The Canadian Company manufactures and sells carbon emission reduction technology. It is designed for use in many types and sizes of diesel engines used in on-road vehicles, refrigerated trailers, off-road structures, power generation plants, mining and forestry equipment. dynaCERT was one of the early adopters of the benefits of hydrogen technology and now has a mature product. If orders explode due to the current world energy shortage, they may not be able to keep up with deliveries.

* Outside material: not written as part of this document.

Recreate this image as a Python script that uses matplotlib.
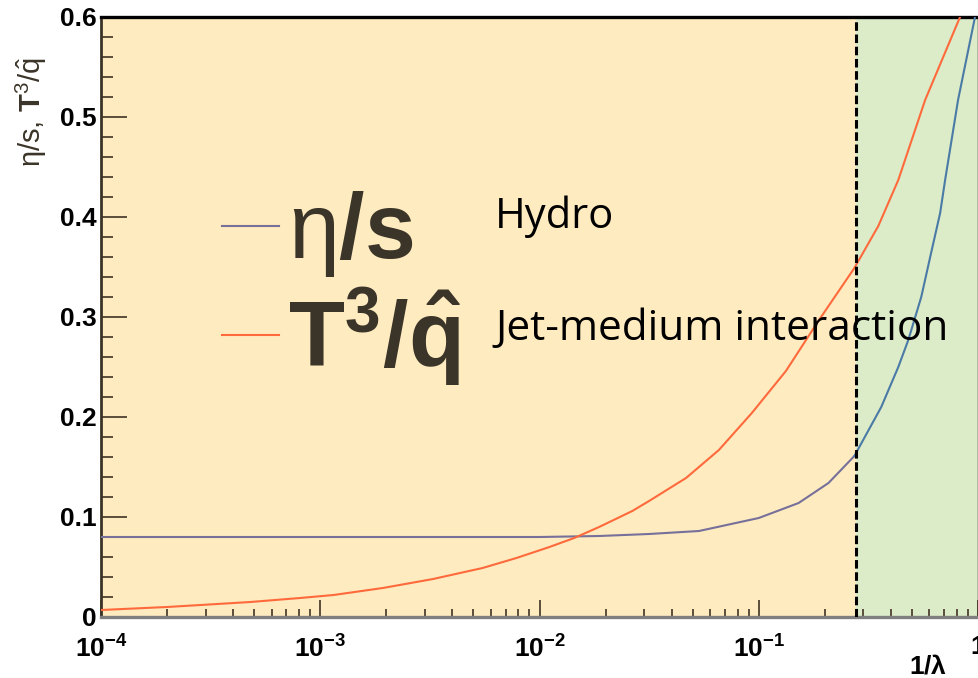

DYA shares rose 25% in March, and sales are rising again. Due to the current run, there will probably be revenue increases to report in the following figures. In addition, chart technically, things should get down to business above the CAD 0.22 mark because the Glasgow climate conference in November 2021 pushed the price up a whole 100% at exactly this mark. Risk-conscious investors are now building speculative positions.
NEL versus Ballard Power - Hardly any turnover, but a lot of fantasy
Investors should clearly distinguish between fundamental growth numbers and momentum-driven upside since the collapse of the 2021 hydrogen hype. Shares of Nel ASA and Ballard Power hit their 12-month performance lows in mid-February 2022. With the release of subdued 2021 full-year numbers, reality ultimately wiped the preceding euphoria off the table.
Nel's figures were more than sobering. Sales of NOK 798 million after NOK 652 million left an operating loss (EBITDA) of NOK 475 million after NOK 252 million. Including all research and development expenses, the bottom line is a net loss of NOK 1.67 billion - the equivalent of EUR 168 million. However, Nel's order backlog remains at a record level of NOK 1.23 billion at the end of 2021. The Company did not provide a concrete outlook for 2022. At Ballard Power, the results do not read much better. On the sales side, CAD 133.5 million were on the books, after CAD 130.6 million the previous year. That is not the kind of growth one can talk about. Earnings per share for the full year were also negative at CAD -0.498, and the loss doubled compared to 2020.
No problem for the course of Nel and Ballard because the analyst community had partly assumed even worse figures. With the tailwind of the current fossil energy crisis, both stocks took off since the beginning of the war. Nel shot the bird with +75% in just 2 weeks, and Ballard was able to gain a full 40%.
It seems this proves that published figures are only shocking in the short term - in the long term, it is simply the imagination that counts, and in the case of hydrogen, this imagination comes in the most colorful of colors. Ride the trend, but get out when the momentum weakens, because then it will probably head south again quickly.
The hydrogen sector continues its usual roller coaster ride. But the investment community is learning to think in cycles. And after the hype is before the crash. So be careful at the edge of the platform when the current momentum of H2 blockbusters wears off. The specialty stock dynaCERT is suitable as a speculative addition at the current level.